Este discurso económico-ideológico dominante ha generado un horizonte de expectativas, un telón de fondo que confiere normalidad a determinadas afirmaciones de expertos y responsables políticos. Es como si vamos al cine a ver una película de John Ford, protagonizada por John Wayne y titulada Fort Apache: lo que esperamos contemplar es un western. Adecuamos nuestra percepción y comprensión a nuestras expectativas y no nos sorprende lo que aparece en la pantalla; al contrario, vemos lo que esperábamos ver. Eso es lo que ha ocurrido con el discurso económico dominante: tantas personas nos repiten tantas veces las mismas ideas que acaban por configurar una apariencia de consenso general tan poderoso que se convierte en la verdad social: flexibilidad, competitividad, calidad total, rigideces... Se cumple así aquello que el destacado economista Paul Ormerod ha lamentado en alguna ocasión: que 'cada vez más, la economía no se enseña como una manera de aprender a pensar de qué modo podría funcionar el mundo, sino como una serie de verdades evidentes acerca de cómo funciona'. Como se empecinaba en repetir el profesor Pangloss en el Cándido de Voltaire, las cosas son como son y no pueden ser de otra manera.

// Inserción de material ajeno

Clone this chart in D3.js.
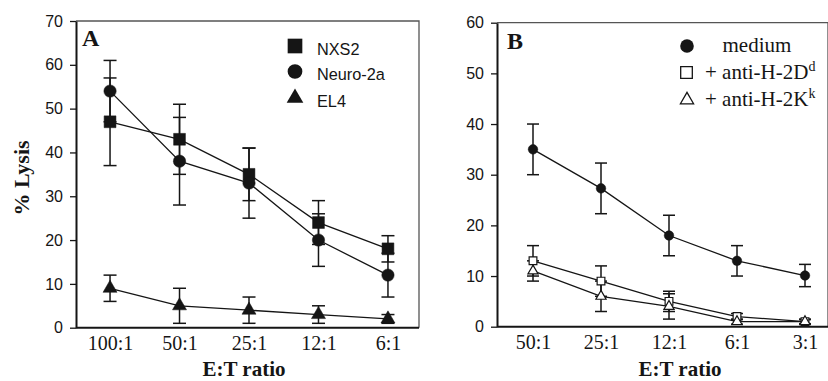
<!DOCTYPE html>
<html><head><meta charset="utf-8">
<script src="https://cdn.jsdelivr.net/npm/d3@7"></script>
<style>body{margin:0;background:#fff}svg{display:block}</style>
</head><body>
<svg id="c" width="828" height="381"></svg>
<script>
// ---- Data ----
const catsA = ["100:1","50:1","25:1","12:1","6:1"];
const nxs2 = [47,43,35,24,18];
const nxs2Err = [10,8,6,5,3];
const neuro2a = [54,38,33,20,12];
const neuro2aErr = [7,10,8,6,5];
const el4 = [9,5,4,3,2];
const el4Err = [3,4,3,2,1];
const ticksA = [0,10,20,30,40,50,60,70];

const catsB = ["50:1","25:1","12:1","6:1","3:1"];
const medium = [35,27.3,18,13,10.1];
const mediumErr = [5,5,4,3,2.2];
const antiD = [13,9,5,2,1];
const antiDErr = [3,3,2,0.6,0.5];
const antiK = [11,6,4,1,1];
const antiKErr = [2,3,2.5,0.5,0.4];
const ticksB = [0,10,20,30,40,50,60];

const svg = d3.select("#c");
const INK = "#151515";
const SANS = "'Liberation Sans', Arial, sans-serif";
const SERIF = "'Liberation Serif', 'Times New Roman', serif";

function panel(o){
  const g = svg.append("g");
  const x = d3.scalePoint().domain(o.cats).range(o.xr).padding(0.5);
  const y = d3.scaleLinear().domain([0,o.ymax]).range([o.y0,o.y1]);
  g.append("path").attr("d",`M${o.left},${o.y1}H${o.right}V${o.y0}`)
    .attr("fill","none").attr("stroke","#555").attr("stroke-width",1.3);
  const xa = g.append("g").attr("transform",`translate(0,${o.y0})`)
    .call(d3.axisBottom(x).tickSize(0).tickPadding(8));
  xa.select(".domain").remove();
  g.append("line").attr("x1",o.left).attr("x2",o.right).attr("y1",o.y0).attr("y2",o.y0)
    .attr("stroke",INK).attr("stroke-width",2);
  xa.selectAll("text").attr("font-family",SERIF).attr("font-size",20).attr("fill",INK);
  const ya = g.append("g").attr("transform",`translate(${o.left},0)`)
    .call(d3.axisLeft(y).tickValues(o.ticks).tickSize(6).tickPadding(7).tickSizeOuter(0));
  ya.select(".domain").attr("stroke",INK).attr("stroke-width",2);
  ya.selectAll(".tick line").attr("stroke",INK).attr("stroke-width",1.3);
  ya.selectAll("text").attr("font-family",SANS).attr("font-size",16).attr("fill",INK);

  const line = d3.line().x((d,i)=>x(o.cats[i])).y(d=>y(d));
  o.series.forEach(s=>{
    g.append("path").datum(s.v).attr("d",line).attr("fill","none")
      .attr("stroke",INK).attr("stroke-width",1.3);
  });
  o.series.forEach(s=>{
    const eb = g.append("g").attr("stroke",INK).attr("stroke-width",1.5);
    s.v.forEach((v,i)=>{
      const cx = x(o.cats[i]), lo = y(v - s.e[i]), hi = y(v + s.e[i]);
      eb.append("line").attr("x1",cx).attr("x2",cx).attr("y1",lo).attr("y2",hi);
      eb.append("line").attr("x1",cx-o.cap).attr("x2",cx+o.cap).attr("y1",lo).attr("y2",lo);
      eb.append("line").attr("x1",cx-o.cap).attr("x2",cx+o.cap).attr("y1",hi).attr("y2",hi);
    });
  });
  o.series.forEach(s=>{
    const sym = d3.symbol().type(s.type).size(s.size);
    s.v.forEach((v,i)=>{
      g.append("path").attr("d",sym())
        .attr("transform",`translate(${x(o.cats[i])},${y(v)})`)
        .attr("fill",s.open?"#fff":INK).attr("stroke",INK).attr("stroke-width",s.open?1.2:0.5);
    });
  });
  g.append("text").attr("x",o.lx).attr("y",o.ly).text(o.letter)
    .attr("font-family",SERIF).attr("font-weight","bold").attr("font-size",24).attr("fill",INK);
  g.append("text").attr("x",o.tx).attr("y",376).attr("text-anchor","middle").text("E:T ratio")
    .attr("font-family",SERIF).attr("font-weight","bold").attr("font-size",21).attr("fill",INK);
  return g;
}

// Panel A
panel({cats:catsA, xr:[75.3,422.7], ymax:70, y0:327.7, y1:21, left:76, right:419,
  ticks:ticksA, cap:6.5, letter:"A", lx:82, ly:46, tx:244,
  series:[
    {v:nxs2, e:nxs2Err, type:d3.symbolSquare, size:140},
    {v:neuro2a, e:neuro2aErr, type:d3.symbolCircle, size:120},
    {v:el4, e:el4Err, type:d3.symbolTriangle, size:85}
  ]});
svg.append("text").attr("transform","translate(28.5,178) rotate(-90)").attr("text-anchor","middle")
  .text("% Lysis").attr("font-family",SERIF).attr("font-weight","bold").attr("font-size",22).attr("fill",INK);

const legA = [
  {t:"NXS2", type:d3.symbolSquare, size:215, y:46},
  {t:"Neuro-2a", type:d3.symbolCircle, size:170, y:71.5},
  {t:"EL4", type:d3.symbolTriangle, size:120, y:98}
];
legA.forEach(d=>{
  svg.append("path").attr("d",d3.symbol().type(d.type).size(d.size)())
    .attr("transform",`translate(295,${d.y})`).attr("fill",INK);
  svg.append("text").attr("x",317).attr("y",d.y+8.5).text(d.t)
    .attr("font-family",SANS).attr("font-size",16.3).attr("fill",INK);
});

// Panel B
panel({cats:catsB, xr:[499,839], ymax:60, y0:326.7, y1:22.7, left:497, right:828,
  ticks:ticksB, cap:6, letter:"B", lx:507, ly:49, tx:680,
  series:[
    {v:medium, e:mediumErr, type:d3.symbolCircle, size:72},
    {v:antiD, e:antiDErr, type:d3.symbolSquare, size:60, open:true},
    {v:antiK, e:antiKErr, type:d3.symbolTriangle, size:45, open:true}
  ]});

svg.append("path").attr("d",d3.symbol().type(d3.symbolCircle).size(145)())
  .attr("transform","translate(687,46)").attr("fill",INK);
svg.append("path").attr("d",d3.symbol().type(d3.symbolSquare).size(135)())
  .attr("transform","translate(686.5,72.5)").attr("fill","#fff").attr("stroke",INK).attr("stroke-width",1.3);
svg.append("path").attr("d",d3.symbol().type(d3.symbolTriangle).size(75)())
  .attr("transform","translate(687,100)").attr("fill","#fff").attr("stroke",INK).attr("stroke-width",1.3);
svg.append("text").attr("x",722.5).attr("y",52).text("medium")
  .attr("font-family",SERIF).attr("font-size",21).attr("fill",INK);
const tD = svg.append("text").attr("x",705).attr("y",78.5)
  .attr("font-family",SERIF).attr("font-size",21).attr("fill",INK);
tD.append("tspan").text("+ anti-H-2D");
tD.append("tspan").attr("dy",-8).attr("font-size",14).text("d");
const tK = svg.append("text").attr("x",705).attr("y",106)
  .attr("font-family",SERIF).attr("font-size",21).attr("fill",INK);
tK.append("tspan").text("+ anti-H-2K");
tK.append("tspan").attr("dy",-8).attr("font-size",14).text("k");
</script>
</body></html>
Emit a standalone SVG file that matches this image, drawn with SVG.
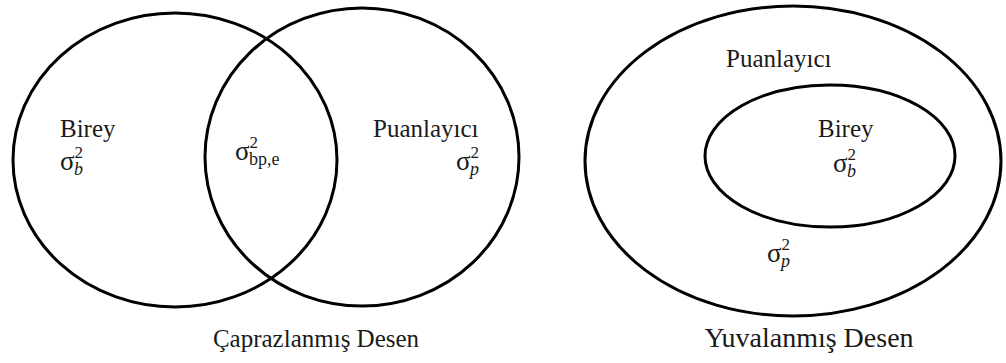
<svg xmlns="http://www.w3.org/2000/svg" width="1006" height="363" viewBox="0 0 1006 363">
<style>
.shape{fill:none;stroke:#000;stroke-width:3}
text{font-family:"Liberation Serif","Times New Roman",serif;fill:#1a1a1a}
.lbl{font-size:25px}
.sig{font-size:27px}
.sup{font-size:17px}
.sub{font-size:18px;font-style:italic}
.subr{font-size:18px}
.cap{font-size:25px}
.cap2{font-size:28px}
</style>
<rect width="1006" height="363" fill="#fff"/>
<g id="crossed">
  <g id="birey-left">
    <ellipse class="shape" cx="175" cy="160" rx="162" ry="147"/>
    <text class="lbl" x="60" y="137">Birey</text>
    <text class="sig" x="60" y="170">σ<tspan class="sup" dy="-12">2</tspan><tspan class="sub" dx="-9" dy="17">b</tspan></text>
  </g>
  <g id="puanlayici-left">
    <ellipse class="shape" cx="362" cy="157" rx="157" ry="149"/>
    <text class="lbl" x="373" y="137">Puanlayıcı</text>
    <text class="sig" x="456" y="170">σ<tspan class="sup" dy="-12">2</tspan><tspan class="sub" dx="-9" dy="17">p</tspan></text>
  </g>
  <g id="interaction">
    <text class="sig" x="235" y="160">σ<tspan class="sup" dy="-12">2</tspan><tspan class="subr" dx="-9" dy="17">bp,e</tspan></text>
  </g>
  <text class="cap" x="316" y="347" text-anchor="middle">Çaprazlanmış Desen</text>
</g>
<g id="nested">
  <g id="puanlayici-right">
    <ellipse class="shape" cx="793" cy="161" rx="208" ry="155"/>
    <text class="lbl" x="726" y="67">Puanlayıcı</text>
    <text class="sig" x="767" y="262">σ<tspan class="sup" dy="-12">2</tspan><tspan class="sub" dx="-9" dy="17">p</tspan></text>
  </g>
  <g id="birey-right">
    <ellipse class="shape" cx="830" cy="156" rx="125" ry="71"/>
    <text class="lbl" x="818" y="137">Birey</text>
    <text class="sig" x="833" y="172">σ<tspan class="sup" dy="-12">2</tspan><tspan class="sub" dx="-9" dy="17">b</tspan></text>
  </g>
  <text class="cap2" x="809" y="347" text-anchor="middle">Yuvalanmış Desen</text>
</g>
</svg>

Ahora nos dicen que las cosas pueden, pero sobre todo deben, ser de otra manera. El consenso empieza a estar en entredicho. Un buen ejemplo es el artículo que el pasado jueves 11 de octubre publicaba en EL PAÍS Joseph Stiglitz, flamante premio Nobel de Economía 2001 y ex Economista jefe del Banco Mundial, en el que criticaba la obscena orgía desreguladora, privatizadora y anti-estatista que el fundamentalismo del mercado viene celebrando desde hace más de dos décadas en los Estados Unidos, actuando como envenenado reclamo para el resto del mundo.

Es verdad que el mejor converso es aquel que cae del caballo cuando se encamina a Damasco, no cuando ya está de vuelta. Pero no nos pondremos exquisitos. Arrepentidos los quiere el Señor. Y en estos temas de la economía, la democracia, la justicia y el desarrollo, arrepentidos los necesita, sobre todo, un mundo que debe unir todas las fuerzas posibles para luchar contra el más peligroso de los integrismos: el integrismo del mercado, que amenaza las bases de la vida natural, individual y social y que cuenta con tanto talibán (estudiante-propagandista) y con tanta madraza (escuela), aunque por aquí se denominen 'expertos' y 'think tanks'.